Amok

Amok

I nie chodzi tu o żadne szaleństwo tylko najpopularniejsza zupę kuchni khmerskiej. Dopiero wczoraj spróbowałam po raz pierwszy amoku z rybą i to w sumie wbrew sobie, bo nie lubię ciężkich kremowych zup, w których niepotrzebnie pływają pyry. Żeby było jasne: jako córka człowieka z wielkopolski nie mam nic do ziemniaków, a na pewno uwielbiam pieczone czy z ogniska. Po prostu było tu o jednego” grzyba” za dużo w tym amoku. Ale zjadłam wszystko jak mnie w domu uczyli.

No i znów siedzę w SR (Star Rise) czekając na Amok, tym razem z tofu (nie mieli kurczaka dziś, a amok z kurczakiem wg. bohomazów na ścianie jest totalnym hitem), choć zarzekałam się, ze ten pierwszy to był tylko obowiązkowy, taki kulinarny ‘mus’. No bo w końcu nie spróbować amoku w Kambodży to jak nie zjeść pizzy we Włoszech lub bagietki we Francji. Ale to co najmniej mi się w potrawie podobało, czyli mleczko kokosowe które nadało wywarowi niepotrzebnej ciężkości, już następnego dnia w okolicy lunchu przygnało mnie znów do SR. Jest w tym smaku coś nęcącego czy nawet uzależniającego. Gdy kelner wziął moje zamówienie i zniknął w kuchni, odpaliłam laptopa i po chwili udało mi się złapać Internet z kafejki ‘’Mango Beach’’ po przeciwnej stronie ulicy (no dobra, ‘’kradłam’’ bo znałam hasło). Zaczęłam szukać informacji na temat przyczyn dolegliwości które mnie ostatnio dopadły, a mianowicie puchłam na całym ciele. Oglądając się w lustrze nie poznawałam własnego ciała! Nogi, a zwłaszcza stopy ‘wylewały’’ mi się dosłownie z ‘’japonek’’. Brzuch miałam jak balon i to na pewno nie z głodu skoro już prawie mieszkałam w Star Rise. Więc przypomniała mi się cala ta historia z dietą wg. grupy krwi, odszukałam informacje na Internecie i po przestudiowaniu artykułu doszłam do wniosku, że coś w tym musi być. Jadłam i jadam głownie produkty z listy ”zakazanych” i moje objawy pasowały do tych opisanych w artykule. Ale co tu robić gdy mieszkam w krajach gdzie człowiek potyka się o ryż, tofu, kukurydze i kokosy czyli cos czego mi ”nie wolno”?

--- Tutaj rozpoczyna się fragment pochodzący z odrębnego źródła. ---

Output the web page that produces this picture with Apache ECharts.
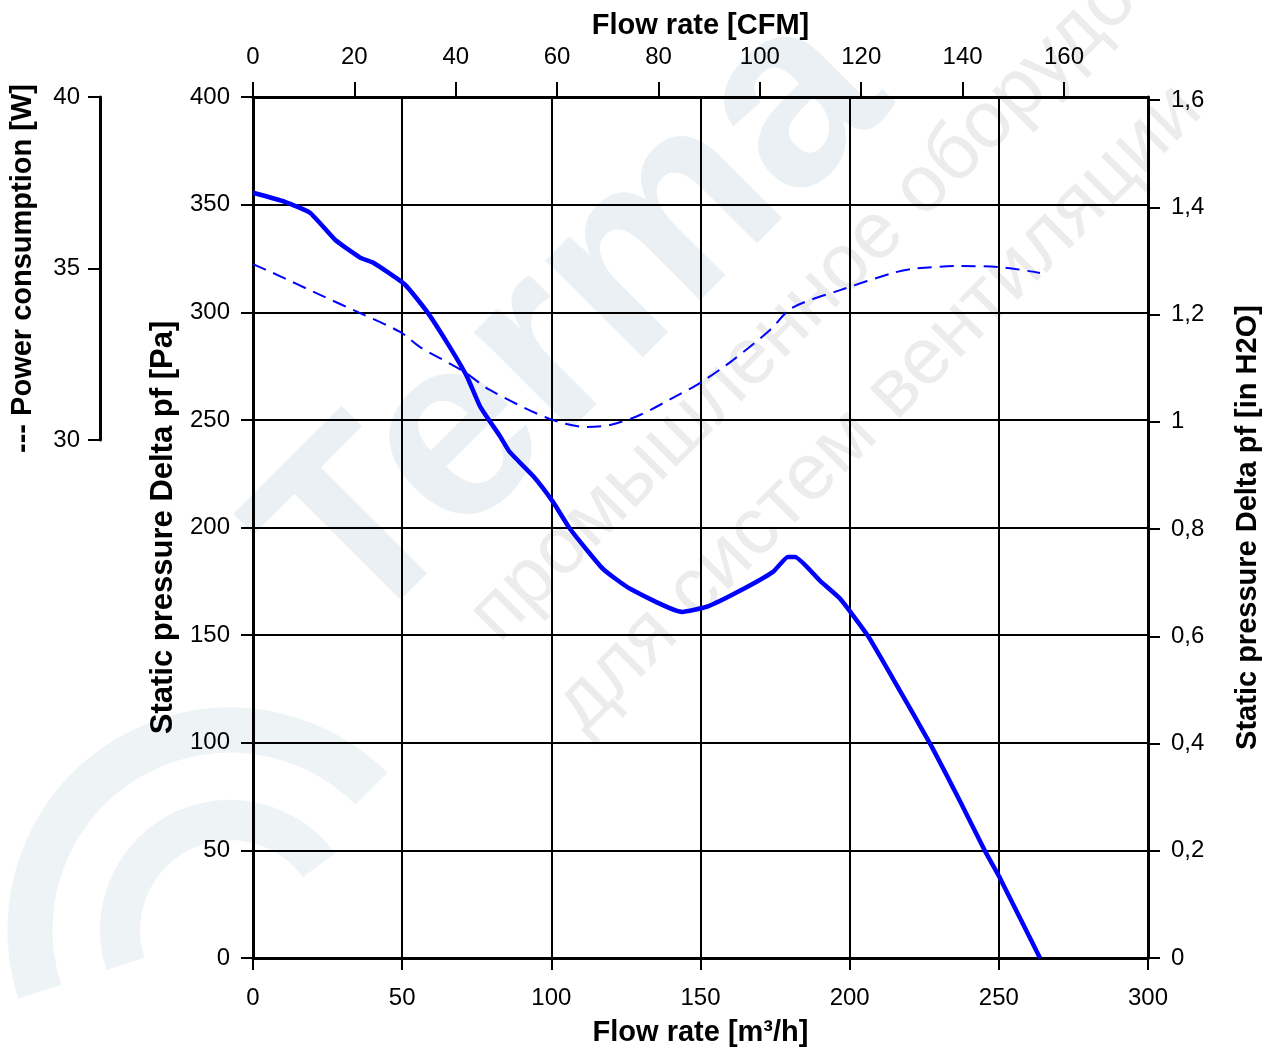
<!DOCTYPE html>
<html>
<head>
<meta charset="utf-8">
<script src="https://cdn.jsdelivr.net/npm/echarts@6/dist/echarts.min.js"></script>
<style>
  html, body { margin: 0; padding: 0; background: #fff; }
  #chart { width: 1272px; height: 1052px; }
</style>
</head>
<body>
<div id="chart"></div>
<script>
// данные кривой давления: [м3/ч, Па]
var pressureFlow = [0, 10.7, 19.1, 27.5, 35.9, 40.2, 50.9, 58.3, 65.0, 71.7, 76.1, 82.8, 86.1, 93.9, 100.6, 106.3, 117.3, 126.4, 143.8, 152.2, 163.2, 174.3, 179.3, 181.7, 190.1, 196.8, 206.1, 214.5, 226.9, 237.0, 245.4, 250.4, 263.8];
var pressurePa = [355.5, 351.3, 346.2, 333.7, 325.4, 323.1, 312.9, 300.3, 286.0, 270.2, 256.3, 242.4, 235.0, 223.9, 211.8, 199.3, 180.8, 171.5, 160.8, 163.2, 170.6, 179.4, 186.3, 186.3, 175.2, 166.9, 149.7, 129.8, 99.7, 72.8, 49.6, 37.1, 0];

// потребляемая мощность: [м3/ч, Вт]
var powerFlow = [0, 6.7, 22.5, 35.9, 49.3, 56.0, 70.4, 79.4, 99.6, 112.0, 119.7, 129.7, 143.1, 149.8, 160.9, 173.3, 180.7, 196.8, 214.5, 221.2, 236.0, 250.4, 263.8];
var powerW = [35.13, 34.87, 34.23, 33.70, 33.15, 32.71, 32.01, 31.46, 30.61, 30.38, 30.44, 30.73, 31.34, 31.66, 32.33, 33.21, 33.85, 34.37, 34.87, 34.99, 35.07, 35.04, 34.87];

var flowMax = 300;      // m3/h
var paMax = 400;
var cfmPerM3h = 1 / 1.699;
var paPerInH2O = 249.0889;

function zip(a, b) {
  return a.map(function (v, i) { return [v, b[i]]; });
}

var chart = echarts.init(document.getElementById('chart'));

var font = 'Liberation Sans, Arial, sans-serif';
var lblStyle = { color: '#000', fontSize: 24, fontFamily: font };
function nameStyle(size) {
  return { color: '#000', fontSize: size, fontWeight: 'bold', fontFamily: font };
}
var thick = { show: true, onZero: false, lineStyle: { color: '#000', width: 3 } };
function ticks(len) {
  return { show: true, length: len, lineStyle: { color: '#000', width: 2 } };
}

var option = {
  backgroundColor: '#fff',
  animation: false,
  grid: [
    { left: 253, right: 124, top: 97, bottom: 92 },
    { left: 253, right: 124, top: 97, bottom: 612 }
  ],
  // водяной знак
  graphic: [
    { type: 'arc', z: -10, shape: { cx: 230, cy: 930, r: 200, startAngle: Math.PI * 0.9, endAngle: Math.PI * 1.75 },
      style: { stroke: '#eef3f5', lineWidth: 45, fill: 'none' } },
    { type: 'arc', z: -10, shape: { cx: 230, cy: 930, r: 110, startAngle: Math.PI * 0.9, endAngle: Math.PI * 1.8 },
      style: { stroke: '#eef3f5', lineWidth: 40, fill: 'none' } },
    { type: 'text', z: -10, rotation: Math.PI / 4, x: 215, y: 500,
      style: { text: 'Terma', fontSize: 260, fontWeight: 'bold', fontFamily: font, fill: '#eaf0f3' } },
    { type: 'text', z: -10, rotation: Math.PI / 4, x: 455, y: 600,
      style: { text: 'промышленное оборудование', fontSize: 80, fontFamily: font, fill: '#ececec' } },
    { type: 'text', z: -10, rotation: Math.PI / 4, x: 540, y: 690,
      style: { text: 'для систем вентиляции', fontSize: 80, fontFamily: font, fill: '#ececec' } }
  ],
  xAxis: [
    {
      gridIndex: 0, type: 'value', min: 0, max: flowMax, interval: 50,
      position: 'bottom',
      name: 'Flow rate [m³/h]', nameLocation: 'middle', nameGap: 60, nameTextStyle: nameStyle(29),
      axisLine: thick,
      axisTick: ticks(12),
      axisLabel: Object.assign({ margin: 28 }, lblStyle),
      splitLine: { show: true, lineStyle: { color: '#000', width: 2 } }
    },
    {
      gridIndex: 0, type: 'value', min: 0, max: flowMax * cfmPerM3h, interval: 20,
      position: 'top',
      name: 'Flow rate [CFM]', nameLocation: 'middle', nameGap: 56, nameTextStyle: nameStyle(29),
      axisLine: thick,
      axisTick: ticks(15),
      axisLabel: Object.assign({ margin: 28, showMaxLabel: false }, lblStyle),
      splitLine: { show: false }
    },
    {
      gridIndex: 1, type: 'value', min: 0, max: flowMax, show: false
    }
  ],
  yAxis: [
    {
      gridIndex: 0, type: 'value', min: 0, max: paMax, interval: 50,
      position: 'left',
      name: 'Static pressure Delta pf [Pa]', nameLocation: 'middle', nameGap: 73, nameTextStyle: nameStyle(31),
      axisLine: thick,
      axisTick: ticks(12),
      axisLabel: Object.assign({ margin: 23 }, lblStyle),
      splitLine: { show: true, lineStyle: { color: '#000', width: 2 } }
    },
    {
      gridIndex: 0, type: 'value', min: 0, max: paMax / paPerInH2O, interval: 0.2,
      position: 'right',
      name: 'Static pressure Delta pf [in H2O]', nameLocation: 'middle', nameGap: 85, nameRotate: 90, nameTextStyle: nameStyle(29),
      axisLine: thick,
      axisTick: ticks(12),
      axisLabel: Object.assign({
        margin: 23, showMaxLabel: false,
        formatter: function (v) { return String(Math.round(v * 10) / 10).replace('.', ','); }
      }, lblStyle),
      splitLine: { show: false }
    },
    {
      gridIndex: 1, type: 'value', min: 30, max: 40, interval: 5,
      position: 'left', offset: 153,
      name: '--- Power consumption [W]', nameLocation: 'middle', nameGap: 63, nameTextStyle: nameStyle(29),
      axisLine: thick,
      axisTick: ticks(12),
      axisLabel: Object.assign({ margin: 20 }, lblStyle),
      splitLine: { show: false }
    }
  ],
  series: [
    {
      name: 'Static pressure', type: 'line', xAxisIndex: 0, yAxisIndex: 0,
      data: zip(pressureFlow, pressurePa),
      showSymbol: false, smooth: 0.15, z: 5,
      lineStyle: { color: '#0000ff', width: 4.5 }
    },
    {
      name: 'Power consumption', type: 'line', xAxisIndex: 2, yAxisIndex: 2,
      data: zip(powerFlow, powerW),
      showSymbol: false, smooth: 0.3, z: 5,
      lineStyle: { color: '#0000ff', width: 2, type: [14, 8] }
    }
  ]
};

chart.setOption(option);
</script>
</body>
</html>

Na zdjęciu amok z rybą jedzony dnia poprzedniego. Nie mogłam niestety zrobić dziś zdjęcia amoku z tofu bo otoczona byłam jakimiś smętnymi turystami (jeden to wyglądem przypominał Jezusa z obrazka), którzy dziwnie mnie obserwowali, więc nie chciałam jeszcze bardziej zwracać na siebie uwagi. Zresztą zupa wyglądała tak samo tylko zamiast ryby pływały kawałki tofu.